Je préjuge, on le voit, les résultats que donnerait probablement une vaste collection d’études anthropologiques conduites suivant la méthode des savants criminalistes dont je parle, et l’appliquant à tous les métiers comme ils l’appliquent au métier du crime. Mais quoi de plus naturel que cette supposition ? Pourquoi la carrière criminelle aurait-elle seule ce privilège de posséder un physique caractéristique, dont les autres carrières seraient dépourvues ? Au contraire, il y a lieu de penser, a priori, que le signalement anthropologique de celles-ci doit être plus accentué, car la première se recrute un peu partout beaucoup plus indifféremment que les autres, et elle exige des aptitudes beaucoup moins spéciales. Si donc le lecteur juge que le portrait générique à la Galton[1] donné par Lombroso de l’homme délinquant est suffisamment net et précis, il devra présumer, a fortiori, qu’un portrait générique aussi vivant de l’homme pêcheur, de l’homme chasseur, de l’homme laboureur, de l’homme

  1. Voir Manouvrier, le poids de l’encéphale, Rev. scient. 2 juin 1882. « Le volume de la tête suivant les classes et les professions. » — « Broca a mesuré différents diamètres et courbes de la tête chez tous les élèves en médecine et chez un nombre égal d’infirmiers de l’hospice de Bicètre.

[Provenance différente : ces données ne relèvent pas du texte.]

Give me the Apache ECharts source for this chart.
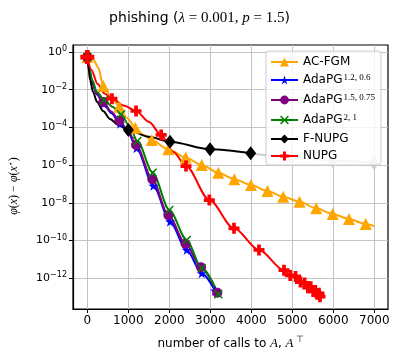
<!DOCTYPE html>
<html lang="en">

<head>
    <meta charset="UTF-8">
    <title>phishing</title>
    <script src="https://cdn.jsdelivr.net/npm/echarts@6/dist/echarts.min.js"></script>
    <style>
        body { margin: 0; background: #fff; }
    </style>
</head>

<body>
    <div id="chart" style="width:399px; height:358px;"></div>
    <script>
        // tick positions
        const xTicks = [0, 1000, 2000, 3000, 4000, 5000, 6000, 7000]
        const yTicks = [0, -2, -4, -6, -8, -10, -12]   // exponents of 10

        // series: x = number of calls, y = log10(gap)
        const acX = [0, 150, 260, 390, 560, 780, 970, 1170, 1370, 1570, 1975, 2400, 2790, 3195, 3585, 3993, 4395, 4780, 5176, 5585, 5985, 6383, 6790, 6993]
        const acY = [-0.27, -0.42, -0.8, -1.8, -2.3, -2.9, -3.5, -4.02, -4.4, -4.67, -5.16, -5.59, -6.0, -6.4, -6.75, -7.06, -7.37, -7.68, -7.94, -8.29, -8.59, -8.86, -9.12, -9.23]
        const acMarks = [0, 3, 5, 7, 9, 10, 11, 12, 13, 14, 15, 16, 17, 18, 19, 20, 21, 22]

        const ada1X = [0, 50, 120, 230, 400, 590, 800, 1000, 1200, 1610, 2017, 2424, 2790, 3115]
        const ada1Y = [-0.27, -1.0, -1.65, -2.25, -2.75, -3.25, -3.8, -4.3, -5.1, -7.1, -9.0, -10.5, -11.74, -12.66]
        const ada1Marks = [0, 4, 6, 8, 9, 10, 11, 12, 13]

        const ada2X = [0, 50, 120, 230, 390, 580, 780, 990, 1188, 1585, 1976, 2395, 2773, 3171]
        const ada2Y = [-0.27, -0.95, -1.6, -2.2, -2.65, -3.15, -3.64, -4.15, -4.93, -6.75, -8.65, -10.17, -11.42, -12.77]
        const ada2Marks = [0, 4, 6, 8, 9, 10, 11, 12, 13]

        const ada3X = [0, 50, 120, 230, 410, 610, 822, 1020, 1220, 1595, 2000, 2424, 2790, 3195]
        const ada3Y = [-0.27, -0.85, -1.5, -2.1, -2.55, -2.9, -3.3, -3.9, -4.72, -6.4, -8.38, -9.97, -11.47, -12.85]
        const ada3Marks = [0, 4, 6, 8, 9, 10, 11, 12, 13]

        const fnX = [0, 20, 66, 139, 237, 383, 554, 749, 1000, 1500, 2017, 2993, 3985]
        const fnY = [-0.27, -0.69, -1.49, -2.12, -2.65, -3.13, -3.55, -3.87, -4.14, -4.5, -4.76, -5.16, -5.37]
        const fnMarks = [0, 8, 10, 11, 12]

        const greyX = [3985, 4968, 5985, 6993]
        const greyY = [-5.37, -5.59, -5.77, -5.87]
        const greyMarks = [1, 2, 3]

        const nuX = [0, 100, 250, 420, 600, 900, 1188, 1500, 1800, 2100, 2407, 2976, 3578, 4188, 4798, 4950, 5080, 5200, 5300, 5380, 5450, 5510, 5560, 5610, 5650, 5676]
        const nuY = [-0.27, -0.95, -1.7, -2.2, -2.48, -2.85, -3.13, -3.7, -4.40, -5.3, -6.05, -7.85, -9.35, -10.5, -11.57, -11.85, -11.9, -12.2, -12.25, -12.5, -12.45, -12.7, -12.65, -12.85, -12.8, -12.98]
        const nuMarks = [0, 4, 6, 8, 10, 11, 12, 13, 14, 15, 16, 17, 18, 19, 20, 21, 22, 23, 24, 25]

        const names = ['AC-FGM', 'AdaPG 1.2, 0.6', 'AdaPG 1.5, 0.75', 'AdaPG 2, 1', 'F-NUPG', 'NUPG']
        const sups = ['', '1.2, 0.6', '1.5, 0.75', '2, 1', '', '']

        // marker shapes
        const star = 'path://M50,0L61.8,35.1L98.9,35.1L68.9,56.8L80.3,91.9L50,70.2L19.7,91.9L31.1,56.8L1.1,35.1L38.2,35.1Z'
        const xMark = 'path://M0,12L12,0L50,38L88,0L100,12L62,50L100,88L88,100L50,62L12,100L0,88L38,50Z'
        const plusP = 'path://M33,0H67V33H100V67H67V100H33V67H0V33H33Z'

        const toData = (xs, ys, marks) => xs.map((x, i) => ({
            value: [x, ys[i]],
            symbol: marks.includes(i) ? undefined : 'none'
        }))

        const makeSeries = (name, xs, ys, marks, color, symbol, size) => ({
            name: name,
            type: 'line',
            data: toData(xs, ys, marks),
            symbol: symbol,
            symbolSize: size,
            showSymbol: true,
            smooth: 0.3,
            smoothMonotone: 'x',
            lineStyle: { color: color, width: 2 },
            itemStyle: { color: color },
            emphasis: { disabled: true },
            animation: false
        })

        const series = [
            makeSeries(names[0], acX, acY, acMarks, '#ffa500', 'triangle', 12),
            makeSeries(names[1], ada1X, ada1Y, ada1Marks, '#0000ff', star, 10),
            makeSeries(names[2], ada2X, ada2Y, ada2Marks, '#800080', 'circle', 10),
            makeSeries(names[3], ada3X, ada3Y, ada3Marks, '#008000', xMark, 9),
            makeSeries(names[4], fnX, fnY, fnMarks, '#000000', 'diamond', [11, 14]),
            makeSeries(names[5], nuX, nuY, nuMarks, '#ff0000', plusP, 11),
            makeSeries('grey', greyX, greyY, greyMarks, '#cccccc', 'diamond', [11, 14])
        ]
        series[5].data[0].symbolSize = 14

        const serif = 'Liberation Serif'
        const sans = 'DejaVu Sans'

        const myChart = echarts.init(document.getElementById('chart'))

        const option = {
            backgroundColor: '#fff',
            animation: false,
            title: {
                text: '{a|phishing (}{m|λ}{b| = 0.001, }{m|p}{b| = 1.5}{a|)}',
                left: 'center',
                top: 6,
                textStyle: {
                    fontWeight: 'normal',
                    rich: {
                        a: { fontFamily: sans, fontSize: 14, fontWeight: 'normal', color: '#000' },
                        b: { fontFamily: serif, fontSize: 15, fontWeight: 'normal', color: '#000' },
                        m: { fontFamily: serif, fontStyle: 'italic', fontSize: 15, fontWeight: 'normal', color: '#000' }
                    }
                }
            },
            grid: {
                left: 73,
                right: 11,
                top: 45,
                bottom: 49,
                show: true,
                borderColor: '#000',
                borderWidth: 1.2
            },
            legend: {
                data: names,
                orient: 'vertical',
                right: 18,
                top: 51,
                itemWidth: 27,
                itemHeight: 11,
                itemGap: 5,
                padding: [5, 6, 3, 4],
                backgroundColor: 'rgba(255,255,255,0.8)',
                borderColor: '#cccccc',
                borderWidth: 1,
                borderRadius: 3,
                formatter: function (name) {
                    const i = names.indexOf(name)
                    if (sups[i]) return '{t|AdaPG}{s|' + sups[i] + '}'
                    return '{t|' + name + '}'
                },
                textStyle: {
                    rich: {
                        t: { fontFamily: sans, fontSize: 12, color: '#000', lineHeight: 14 },
                        s: { fontFamily: serif, fontSize: 9, color: '#000', verticalAlign: 'top', lineHeight: 14, padding: [0, 0, 6, 1] }
                    }
                }
            },
            xAxis: {
                type: 'value',
                min: -350,
                max: 7335,
                name: '{t|number of calls to }{m|A}{t|, }{m|A}{s|⊤}',
                nameLocation: 'middle',
                nameGap: 26,
                nameTextStyle: {
                    rich: {
                        t: { fontFamily: sans, fontSize: 12, color: '#000' },
                        m: { fontFamily: serif, fontStyle: 'italic', fontSize: 13, color: '#000' },
                        s: { fontFamily: serif, fontSize: 9, color: '#000', verticalAlign: 'top', padding: [0, 0, 8, 2] }
                    }
                },
                axisLine: { onZero: false, lineStyle: { color: '#000', width: 1.2 } },
                axisTick: { customValues: xTicks, length: 4, lineStyle: { color: '#000' } },
                axisLabel: {
                    customValues: xTicks,
                    formatter: (v) => String(v),
                    fontFamily: sans, fontSize: 12, color: '#000', margin: 6
                },
                splitLine: { show: true, lineStyle: { color: '#c4c4c4', width: 1 } }
            },
            yAxis: {
                type: 'value',
                min: -13.63,
                max: 0.37,
                axisLine: { onZero: false, lineStyle: { color: '#000', width: 1.2 } },
                axisTick: { customValues: yTicks, length: 4, lineStyle: { color: '#000' } },
                axisLabel: {
                    customValues: yTicks,
                    margin: 6,
                    formatter: function (v) {
                        const e = Math.round(v)
                        return '{b|10}{s|' + (e < 0 ? '−' + (-e) : e) + '}'
                    },
                    rich: {
                        b: { fontFamily: sans, fontSize: 11, color: '#000' },
                        s: { fontFamily: sans, fontSize: 8, color: '#000', verticalAlign: 'top', padding: [0, 0, 6, 0] }
                    }
                },
                splitLine: { show: true, lineStyle: { color: '#c4c4c4', width: 1 } }
            },
            graphic: [{
                type: 'text',
                x: 14,
                y: 186,
                rotation: Math.PI / 2,
                style: {
                    text: '{i|φ}{n|(}{i|x}{n|) − }{i|φ}{n|(}{i|x}{s|⋆}{n|)}',
                    align: 'center',
                    verticalAlign: 'middle',
                    rich: {
                        i: { fontFamily: serif, fontStyle: 'italic', fontSize: 12, fill: '#000' },
                        n: { fontFamily: serif, fontSize: 12, fill: '#000' },
                        s: { fontFamily: sans, fontSize: 8, fill: '#000', verticalAlign: 'top', padding: [0, 0, 6, 0] }
                    }
                }
            }],
            series: series
        }

        myChart.setOption(option)
    </script>
</body>

</html>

Il a constaté que tous les diamètres et toutes les courbes étaient en moyenne sensiblement plus grands… » D’autres renseignements du même genre ont été recueillis auprès des chapeliers de Paris, — pourquoi pas aussi bien auprès des cordonniers et des tailleurs ? Je ne veux pas outrer la portée de telles recherches, encore moins celle des conclusions qu’on pourrait en tirer prématurément et non sans idée préconçue. J’indique un germe à développer.